## [Set task]
Only the lines from the start of the data to the line containing "const rightPctTicks = [-10, -5, 0, 5, 10, 15, 20, 25];", both included, should be output, exactly and without pictures.

## [Stored data]
'''

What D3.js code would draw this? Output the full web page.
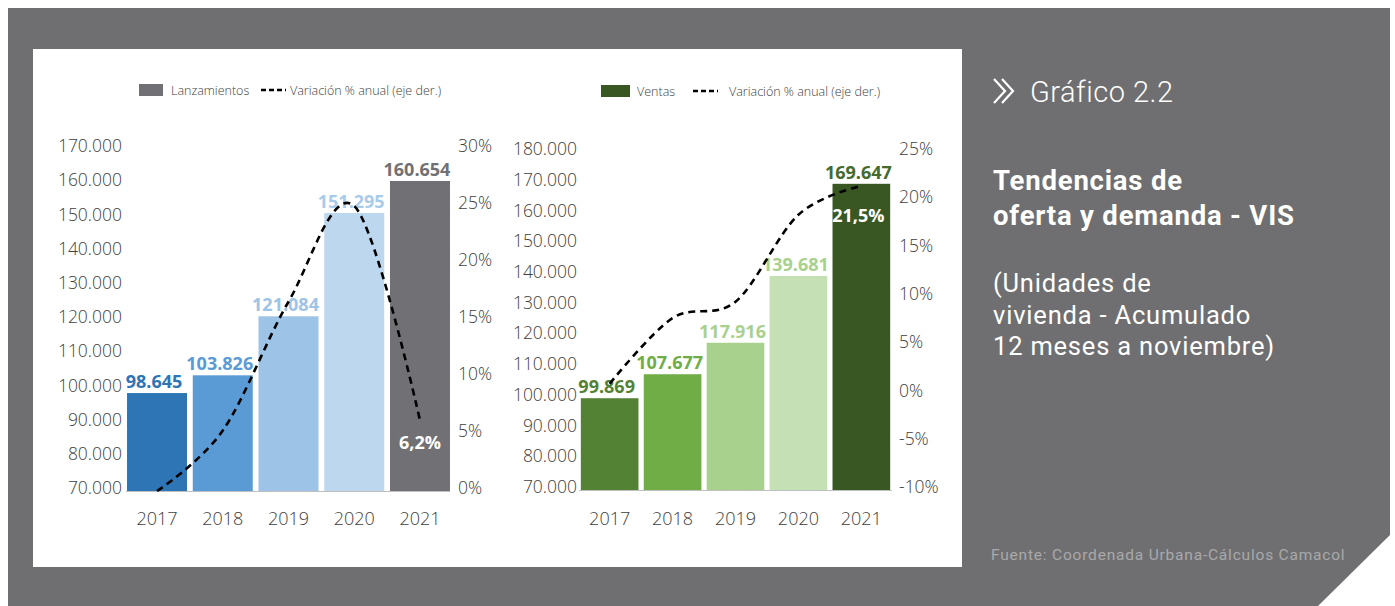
<!DOCTYPE html>
<html>
<head>
<meta charset="utf-8">
<script src="https://cdn.jsdelivr.net/npm/d3@7"></script>
<style>
  html, body { margin: 0; padding: 0; background: #ffffff; }
  svg { display: block; }
  .chart text { font-family: "Open Sans", "Noto Sans", sans-serif; }
  .side text { font-family: Roboto, "Noto Sans", sans-serif; }
</style>
</head>
<body>
<svg id="fig" width="1395" height="606"></svg>
<script>
// ---- data ----
const years = ["2017", "2018", "2019", "2020", "2021"];

const lanzamientos = [98645, 103826, 121084, 151295, 160654];
const lanzamientosVar = [0.0, 5.3, 16.6, 25.0, 6.2];

const ventas = [99869, 107677, 117916, 139681, 169647];
const ventasVar = [1.0, 7.8, 9.5, 18.5, 21.5];

const leftTicks = [70000, 80000, 90000, 100000, 110000, 120000, 130000, 140000, 150000, 160000, 170000];
const leftPctTicks = [0, 5, 10, 15, 20, 25, 30];
const rightTicks = [70000, 80000, 90000, 100000, 110000, 120000, 130000, 140000, 150000, 160000, 170000, 180000];
const rightPctTicks = [-10, -5, 0, 5, 10, 15, 20, 25];

// ---- colours ----
const lanzColors = ["#2e75b6", "#5b9bd5", "#9dc3e6", "#bdd7ee", "#717175"];
const lanzLabelColors = ["#2e75b6", "#5b9bd5", "#9dc3e6", "#a9cbea", "#717175"];
const ventasColors = ["#548235", "#70ad47", "#a9d18e", "#c5e0b4", "#385723"];
const ventasLabelColors = ["#548235", "#70ad47", "#a9d18e", "#a9d18e", "#446a2c"];

const locale = d3.formatLocale({ decimal: ",", thousands: ".", grouping: [3], currency: ["$", ""] });
const fmtInt = locale.format(",d");
const fmtPct1 = v => locale.format(".1f")(v) + "%";
const fmtPct0 = v => v + "%";

const svg = d3.select("#fig");

// ---- frame ----
svg.append("polygon")
  .attr("points", "8,8 1390,8 1390,535 1318,606 8,606")
  .attr("fill", "#6f6f71");
svg.append("rect")
  .attr("x", 33).attr("y", 49).attr("width", 929).attr("height", 518)
  .attr("fill", "#ffffff");

// ---- generic combo chart: bars on the left axis, variation line on the right axis ----
function comboChart(cfg) {
  const g = svg.append("g").attr("class", "chart");

  const x = d3.scaleBand().domain(years).range(cfg.xRange)
    .paddingInner(cfg.padIn).paddingOuter(cfg.padOut);
  const y = d3.scaleLinear().domain(cfg.yDomain).range(cfg.yRange);
  const p = d3.scaleLinear().domain(cfg.pDomain).range(cfg.yRange);

  // left value axis
  const axL = g.append("g")
    .attr("transform", `translate(${cfg.xRange[0]},0)`)
    .call(d3.axisLeft(y).tickValues(cfg.yTicks).tickFormat(fmtInt).tickSize(0).tickPadding(cfg.leftPad));
  axL.select(".domain").remove();
  axL.selectAll("text")
    .attr("font-size", 17.5).attr("font-weight", 300).attr("fill", "#404040")
    .attr("dy", "0.32em").attr("y", -3)
    .style("font-family", '"Open Sans", sans-serif');

  // right percentage axis
  const axR = g.append("g")
    .attr("transform", `translate(${cfg.xRange[1]},0)`)
    .call(d3.axisRight(p).tickValues(cfg.pTicks).tickFormat(fmtPct0).tickSize(0).tickPadding(cfg.rightPad));
  axR.select(".domain").remove();
  axR.selectAll("text")
    .attr("font-size", 17.5).attr("font-weight", 300).attr("fill", "#404040")
    .attr("dy", "0.32em").attr("y", -3)
    .style("font-family", '"Open Sans", sans-serif');

  // bars
  g.append("g").selectAll("rect")
    .data(cfg.values)
    .join("rect")
    .attr("x", (d, i) => x(years[i]))
    .attr("y", d => y(d))
    .attr("width", x.bandwidth())
    .attr("height", d => y(cfg.yDomain[0]) - y(d))
    .attr("fill", (d, i) => cfg.colors[i]);

  // category axis
  const axB = g.append("g")
    .attr("transform", `translate(0,${cfg.yRange[0]})`)
    .call(d3.axisBottom(x).tickSize(0).tickPadding(cfg.bottomPad));
  axB.select(".domain").attr("stroke", "#bfbfbf").attr("stroke-width", 1.2)
    .attr("d", `M${cfg.axisSpan[0]},0.5H${cfg.axisSpan[1]}`);
  axB.selectAll("text")
    .attr("font-size", 18).attr("font-weight", 300).attr("fill", "#404040")
    .style("font-family", '"Open Sans", sans-serif');

  // value labels
  g.append("g").selectAll("text")
    .data(cfg.values)
    .join("text")
    .attr("x", (d, i) => x(years[i]) + x.bandwidth() / 2 - 3)
    .attr("y", d => y(d) - 5)
    .attr("text-anchor", "middle")
    .attr("font-size", 18).attr("font-weight", 700)
    .attr("fill", (d, i) => cfg.labelColors[i])
    .text(d => fmtInt(d));

  // variation line
  const line = d3.line()
    .x((d, i) => x(years[i]) + x.bandwidth() / 2)
    .y(d => p(d))
    .curve(d3.curveCatmullRom.alpha(0));
  g.append("path")
    .datum(cfg.pct)
    .attr("d", line)
    .attr("fill", "none")
    .attr("stroke", "#000000")
    .attr("stroke-width", 2.6)
    .attr("stroke-dasharray", "7,5");

  // last variation value
  const last = cfg.pct.length - 1;
  g.append("text")
    .attr("x", x(years[last]) + x.bandwidth() / 2 + cfg.pctLabelDx)
    .attr("y", p(cfg.pct[last]) + cfg.pctLabelDy)
    .attr("text-anchor", "middle")
    .attr("font-size", 18).attr("font-weight", 700)
    .attr("fill", "#ffffff")
    .text(fmtPct1(cfg.pct[last]));

  // legend
  const lg = g.append("g");
  lg.append("rect")
    .attr("x", cfg.legend.rx).attr("y", cfg.legend.y - 6)
    .attr("width", cfg.legend.rw).attr("height", 12)
    .attr("fill", cfg.legend.color);
  lg.append("text")
    .attr("x", cfg.legend.tx).attr("y", cfg.legend.y + 4.5)
    .attr("font-size", 12.5).attr("font-weight", 300).attr("fill", "#404040")
    .text(cfg.legend.name);
  lg.append("line")
    .attr("x1", cfg.legend.lx).attr("x2", cfg.legend.lx + 25)
    .attr("y1", cfg.legend.y).attr("y2", cfg.legend.y)
    .attr("stroke", "#000000").attr("stroke-width", 2.4)
    .attr("stroke-dasharray", "5,3");
  lg.append("text")
    .attr("x", cfg.legend.lt).attr("y", cfg.legend.y + 4.5)
    .attr("font-size", 12.5).attr("font-weight", 300).attr("fill", "#404040")
    .text("Variación % anual (eje der.)");
}

comboChart({
  values: lanzamientos, pct: lanzamientosVar,
  colors: lanzColors, labelColors: lanzLabelColors,
  xRange: [124, 453], padIn: 0.0875, padOut: 0.046,
  axisSpan: [126, 450],
  yDomain: [70000, 170000], yRange: [491, 149], yTicks: leftTicks,
  pDomain: [0, 30], pTicks: leftPctTicks,
  leftPad: 2, rightPad: 5, bottomPad: 21,
  pctLabelDx: 0, pctLabelDy: 29,
  legend: { rx: 139, rw: 24, y: 90, color: "#717175", tx: 171, name: "Lanzamientos", lx: 261, lt: 290 }
});

comboChart({
  values: ventas, pct: ventasVar,
  colors: ventasColors, labelColors: ventasLabelColors,
  xRange: [578, 893], padIn: 0.0837, padOut: 0.045,
  axisSpan: [579, 892],
  yDomain: [70000, 180000], yRange: [490, 152], yTicks: rightTicks,
  pDomain: [-10, 25], pTicks: rightPctTicks,
  leftPad: 1, rightPad: 6, bottomPad: 22,
  pctLabelDx: -3, pctLabelDy: 36,
  legend: { rx: 601, rw: 29, y: 91, color: "#385723", tx: 637, name: "Ventas", lx: 693, lt: 729 }
});

// ---- side panel ----
const side = svg.append("g").attr("class", "side");

side.append("path")
  .attr("d", "M994,79 L1005,91 L994,103 M1002,79 L1013,91 L1002,103")
  .attr("fill", "none").attr("stroke", "#ffffff").attr("stroke-width", 2.2);

side.append("text")
  .attr("x", 1030).attr("y", 102)
  .attr("font-size", 29).attr("font-weight", 300).attr("fill", "#ffffff")
  .attr("letter-spacing", 0.5)
  .text("Gráfico 2.2");

const titleLines = ["Tendencias de", "oferta y demanda - VIS"];
side.append("g").selectAll("text")
  .data(titleLines)
  .join("text")
  .attr("x", 993).attr("y", (d, i) => 190 + i * 35)
  .attr("font-size", 27.5).attr("font-weight", 700).attr("fill", "#ffffff")
  .attr("letter-spacing", 0.8)
  .text(d => d);

const subLines = ["(Unidades de", "vivienda - Acumulado", "12 meses a noviembre)"];
side.append("g").selectAll("text")
  .data(subLines)
  .join("text")
  .attr("x", 993).attr("y", (d, i) => 292 + i * 31.5)
  .attr("font-size", 25.5).attr("font-weight", 400).attr("fill", "#ffffff")
  .attr("letter-spacing", 0.8)
  .text(d => d);

side.append("text")
  .attr("x", 991).attr("y", 560)
  .attr("font-size", 15.5).attr("font-weight", 400).attr("fill", "#a9a9ab")
  .attr("letter-spacing", 0.8)
  .text("Fuente: Coordenada Urbana-Cálculos Camacol");
</script>
</body>
</html>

'''

## [Solution for this exercise]
What D3.js code would draw this? Output the full web page.
<!DOCTYPE html>
<html>
<head>
<meta charset="utf-8">
<script src="https://cdn.jsdelivr.net/npm/d3@7"></script>
<style>
  html, body { margin: 0; padding: 0; background: #ffffff; }
  svg { display: block; }
  .chart text { font-family: "Open Sans", "Noto Sans", sans-serif; }
  .side text { font-family: Roboto, "Noto Sans", sans-serif; }
</style>
</head>
<body>
<svg id="fig" width="1395" height="606"></svg>
<script>
// ---- data ----
const years = ["2017", "2018", "2019", "2020", "2021"];

const lanzamientos = [98645, 103826, 121084, 151295, 160654];
const lanzamientosVar = [0.0, 5.3, 16.6, 25.0, 6.2];

const ventas = [99869, 107677, 117916, 139681, 169647];
const ventasVar = [1.0, 7.8, 9.5, 18.5, 21.5];

const leftTicks = [70000, 80000, 90000, 100000, 110000, 120000, 130000, 140000, 150000, 160000, 170000];
const leftPctTicks = [0, 5, 10, 15, 20, 25, 30];
const rightTicks = [70000, 80000, 90000, 100000, 110000, 120000, 130000, 140000, 150000, 160000, 170000, 180000];
const rightPctTicks = [-10, -5, 0, 5, 10, 15, 20, 25];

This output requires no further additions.